AI won't destroy jobs, just look at economic history, says BOE chief

It’s hard to escape the doomsday predictions about AI as it continues to stretch unabated into every industry. One central banking chief, though, is using his penchant for economic history to cut a comparatively optimistic figure on the state of the jobs market in a post-AI world. 

In an interview with the BBC, Bank of England (BOE) governor Andrew Bailey said he didn’t think AI would be a destroyer of jobs in the ways predicted by the likes of Elon Musk.

“I’m an economic historian, before I became a central banker,” Bailey said.

“Economies adapt, jobs adapt, and we learn to work with it. And I think you get a better result by people with machines than with machines on their own. So I’m an optimist.”


The BOE’s Bailey graduated from Cambridge University with a degree in history, before going on to pick up a PhD in economic history from the college.

While Bailey wasn’t spending his Cambridge days interrogating the impact of technology on labor—his PhD looked at the impact of the Napoleonic wars on Lanchashire’s cotton industry—the current debate around AI will surely be familiar to him and his counterparts.

Economic historians have observed industrial revolutions, factory automation and globalization, all of which were expected to reduce the requirement for workers in different ways. 

Instead, new jobs have consistently been created as the car replaced the horse and carriage and computers left behind slow administrative work.

The economy has seen immense transformation over that 200-year period, providing widespread living standard improvements unimaginable to our ancestors. 

In this light, it’s understandable why economic history wonks might be more optimistic than most about the latest productivity-enhancing, mass-market technology.

Different this time?

But for many analysts, workers, and bosses, this time feels different, and the jury is still out on just how AI will impact the labor market.

The economic historians of tomorrow will clearly look at this period as ample ground for the labor market. Based on interest and take-up of the technology so far, they’ll have a massive evidence base for their research.

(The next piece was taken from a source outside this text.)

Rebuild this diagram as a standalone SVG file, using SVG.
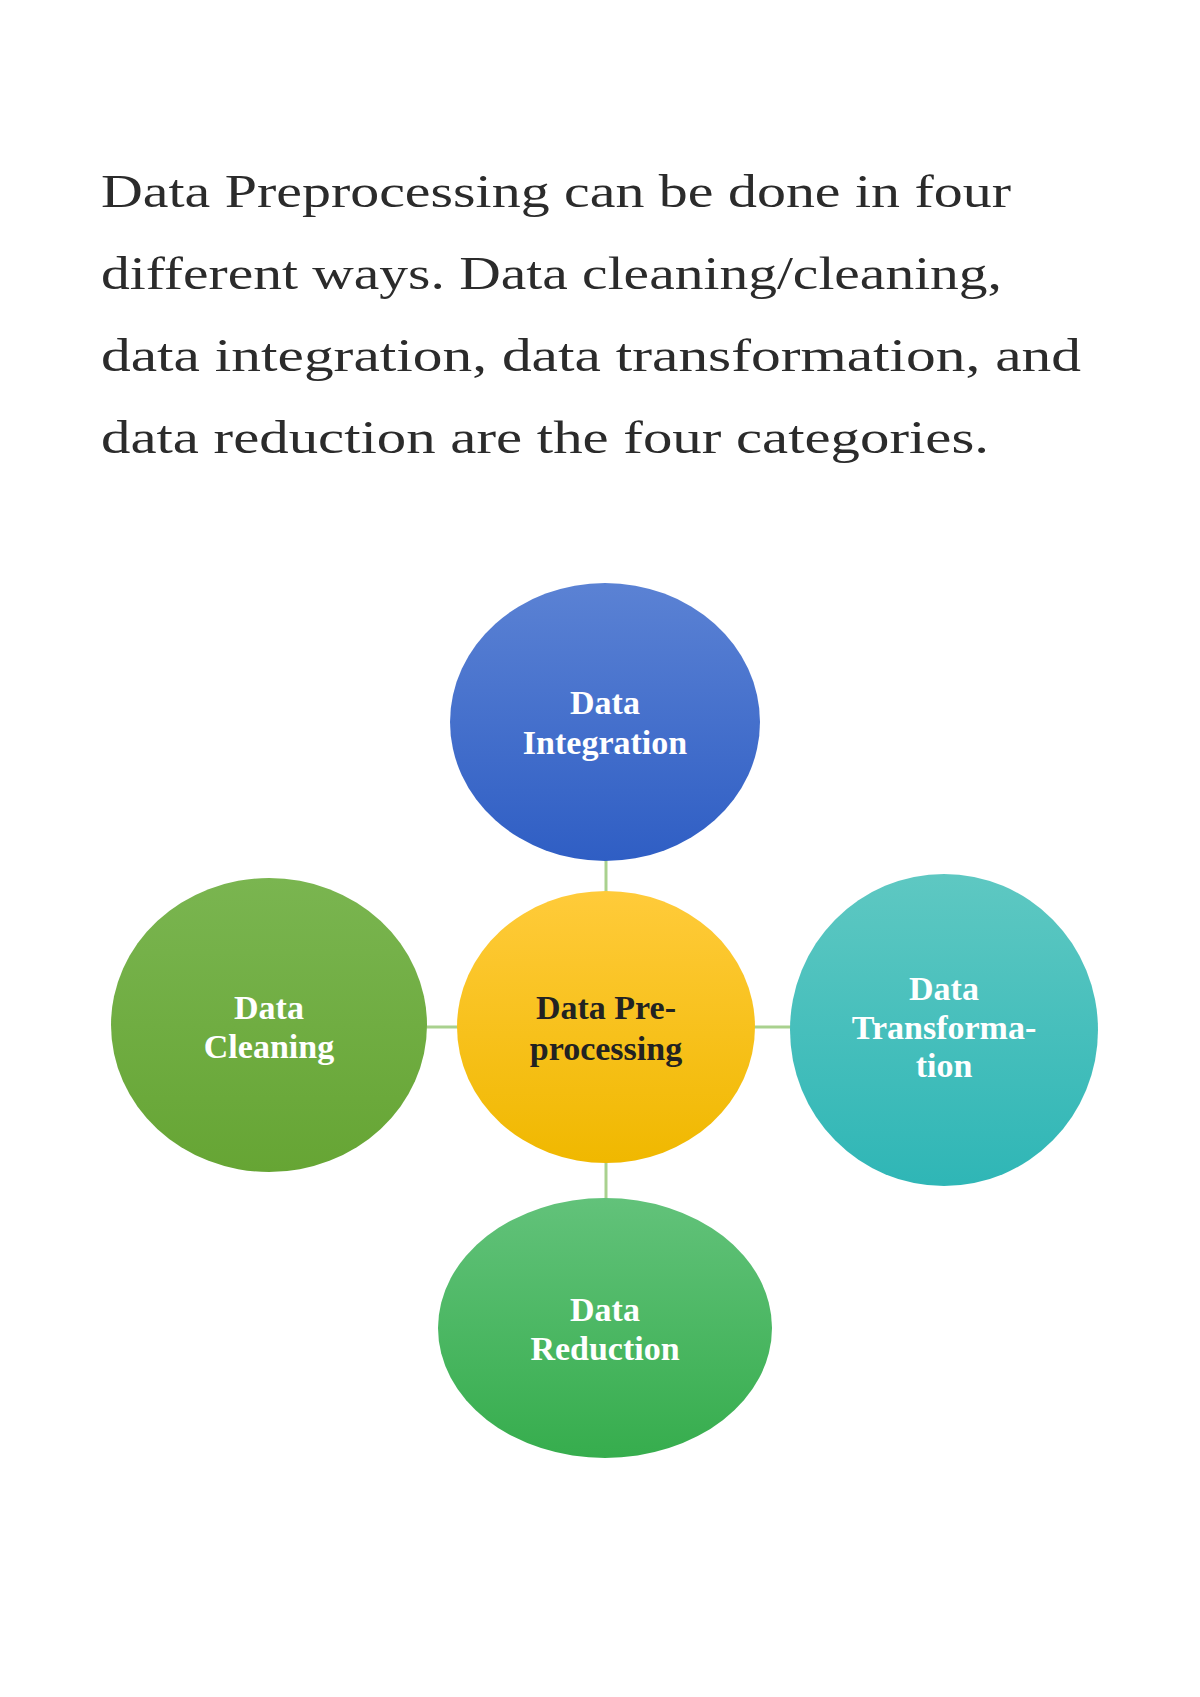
<svg xmlns="http://www.w3.org/2000/svg" width="1200" height="1697" viewBox="0 0 1200 1697">
<style>
.p{font-family:"Liberation Serif",serif;font-size:46px;fill:#2b2b2b}
.n{font-family:"Liberation Serif",serif;font-weight:bold;font-size:34px;fill:#fff;text-anchor:middle}
.c{fill:#222}
.ln{stroke:#a9d18e;stroke-width:3}
</style>
<defs>
<linearGradient id="gb" x1="0" y1="0" x2="0" y2="1"><stop offset="0" stop-color="#5b82d4"/><stop offset="1" stop-color="#2f5ec4"/></linearGradient>
<linearGradient id="gy" x1="0" y1="0" x2="0" y2="1"><stop offset="0" stop-color="#ffcb3a"/><stop offset="1" stop-color="#f0b800"/></linearGradient>
<linearGradient id="gg" x1="0" y1="0" x2="0" y2="1"><stop offset="0" stop-color="#7ab550"/><stop offset="1" stop-color="#66a534"/></linearGradient>
<linearGradient id="gt" x1="0" y1="0" x2="0" y2="1"><stop offset="0" stop-color="#5ec8c2"/><stop offset="1" stop-color="#2fb6b6"/></linearGradient>
<linearGradient id="gr" x1="0" y1="0" x2="0" y2="1"><stop offset="0" stop-color="#62c27a"/><stop offset="1" stop-color="#36ad4d"/></linearGradient>
</defs>
<rect width="1200" height="1697" fill="#fff"/>
<text class="p" x="101" y="207" textLength="910" lengthAdjust="spacingAndGlyphs">Data Preprocessing can be done in four</text>
<text class="p" x="101" y="289" textLength="901" lengthAdjust="spacingAndGlyphs">different ways. Data cleaning/cleaning,</text>
<text class="p" x="101" y="371" textLength="980" lengthAdjust="spacingAndGlyphs">data integration, data transformation, and</text>
<text class="p" x="101" y="453" textLength="888" lengthAdjust="spacingAndGlyphs">data reduction are the four categories.</text>
<g id="connectors">
<line class="ln" x1="606" y1="855" x2="606" y2="895"/>
<line class="ln" x1="606" y1="1160" x2="606" y2="1202"/>
<line class="ln" x1="425" y1="1027" x2="460" y2="1027"/>
<line class="ln" x1="752" y1="1027" x2="792" y2="1027"/>
</g>
<g id="integration"><ellipse cx="605" cy="722" rx="155" ry="139" fill="url(#gb)"/>
<text class="n" x="605" y="714">Data</text><text class="n" x="605" y="754">Integration</text></g>
<g id="preprocessing"><ellipse cx="606" cy="1027" rx="149" ry="136" fill="url(#gy)"/>
<text class="n c" x="606" y="1019">Data Pre-</text><text class="n c" x="606" y="1060">processing</text></g>
<g id="cleaning"><ellipse cx="269" cy="1025" rx="158" ry="147" fill="url(#gg)"/>
<text class="n" x="269" y="1019">Data</text><text class="n" x="269" y="1058">Cleaning</text></g>
<g id="transformation"><ellipse cx="944" cy="1030" rx="154" ry="156" fill="url(#gt)"/>
<text class="n" x="944" y="1000">Data</text><text class="n" x="944" y="1039">Transforma-</text><text class="n" x="944" y="1077">tion</text></g>
<g id="reduction"><ellipse cx="605" cy="1328" rx="167" ry="130" fill="url(#gr)"/>
<text class="n" x="605" y="1321">Data</text><text class="n" x="605" y="1360">Reduction</text></g>
</svg>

Bailey told the BBC nearly a third of U.K. companies surveyed by the BOE had made significant investments in AI in the last year.

Bailey’s counterparts in the EU, the European Central Bank (ECB), ran a study in November that backed up the BOE chief’s sentiments, though with a more pessimistic twist.

The ECB predicted AI would create jobs, while suggesting opinions to the contrary “may be greatly exaggerated.” 

However, the central bank’s research “suggests neutral to slightly negative impacts” on workers’ earnings, implying AI will come for your paycheck if not your job. 

The jobs that AI might create are so far unclear. However, while tech jobs will likely soar to develop the technology, there may still be room for liberal arts majors, those most anxious about their future job prospects.

Speaking to Fortune in December, Matt Candy, global managing partner in IBM Consulting, said people who are able to teach AI to speak like a human will be in demand in tomorrow’s labor market.

But for now, the technology appears too expensive to replace humans, according to research from MIT.

“‘Machines will steal our jobs’ is a sentiment frequently expressed during times of rapid technological change. Such anxiety has re-emerged with the creation of large language models,” researchers from MIT’s Computer Science and Artificial Intelligence Laboratory wrote. 

“We find that only 23% of worker compensation ‘exposed’ to AI computer vision would be cost-effective for firms to automate because of the large upfront costs of AI systems.”